You have an idea for an app. But how do you explain what you want to a development team?

User Story Mapping is a tool to visualise an end-to-end flow of the user experience of a service off a product.

This is useful if you’re a startup or business wanting to build a piece of technology. It helps you communicate what you need in a way that allows both technical and non-technical people to come together and speak the same language.

 

8 simple Steps of User Story Mapping

how do you  translate your vision of a digital product into a collection of user stories to populate a product backlog?

Creating a Story Map: Start with the Backbone

Step 1: Individually describe tasks needed to complete an activity.

Specify individual tasks on each Post-it note.

As a group, write these down individually in silence.

Think about the entire user journey from start to end and what actions the user is taking , what decisions their making and what they need to do for them to reach their goal.

Step 2: Combine common tasks and remove duplicates.

Come together as a group now and combine the common tasks. So there is unique tasks for each step in the user journey process.

Working in groups reduces the chance of missing things. Coming together to collaborate is like a giant bran of collective intelligence. The benefits of collective thinking.

Step 3: Order tasks from left to right in a narrative flow.

Order the tasks from left to right in a sequence from start to finish.

Step 4: Identify group and define activities.

Once you have your story line you can look at the relation of each step and group them into categories so you can see the fully functioning process at a high-level.

Step 5: Test for gaps and update flow if needed.

Review the process to see if there is any gaps. Is there anything missing from a business case or user perspective.

Creating a Story Map: Build Out Map with Prioritised Stories

Step 6: Map stories to expand out each user task.

Now that you have your high level user journey, you can start digging into what the user needed to do within each of those steps. Now, create user stories for each of these steps.

As a…. I want to…. So I can……

Each User story should meet. Criteria using the INVEST principle.

Independant: stand lone

Negotiable.

Valuable

Estimable

Small, enough to be developed in 1 iteration (20 day sprint)

Testable; can it be measured, is there an acceptance criteria.
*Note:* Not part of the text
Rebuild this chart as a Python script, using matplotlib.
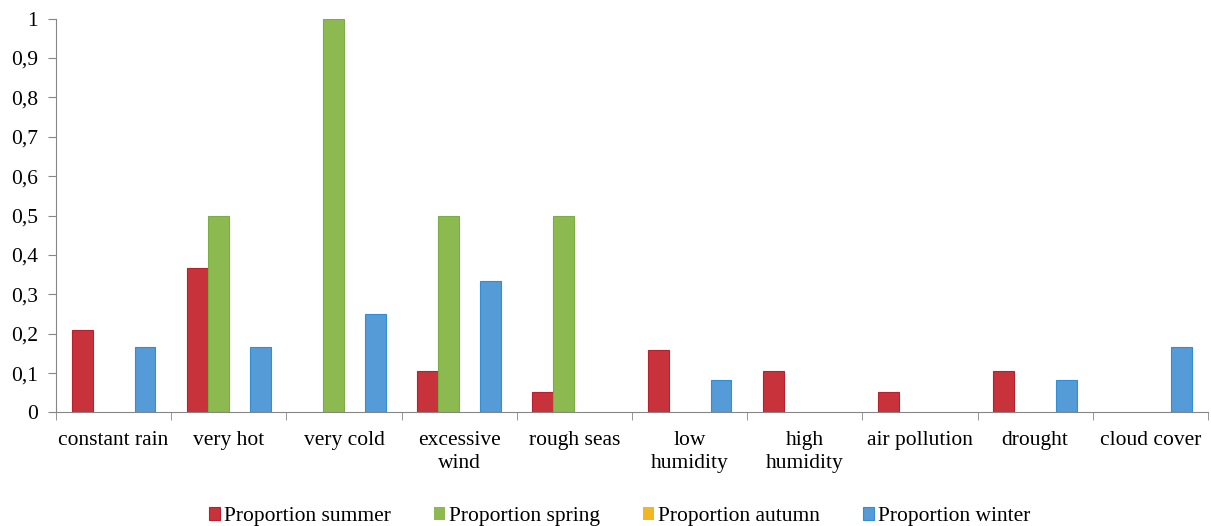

Now, everyone generates as many user stories as the can, against the move INVEST. And places them under their most suitable task lists and activities.

There is no limit to the number of user stories.

Creating a Story Map: Build Out Map with Prioritised Stories

Step 7: Prioritise the stories under a task.

Now, you need to go through each user story and start to categories each one against a MOSCOW rule so you end up with a prioritised list of user stories.

Must have

Should have

Could have

Won’t have

The result of this will be a list of Must have user stories that will make up the backlog of the next development sprint.

Creating a Story Map: Create Outcome-based Release Slices

Step 8: Create Outcome-Based Release Slices.

You now have a clear backlog of user stories that can be handed to the dev team for the first sprint.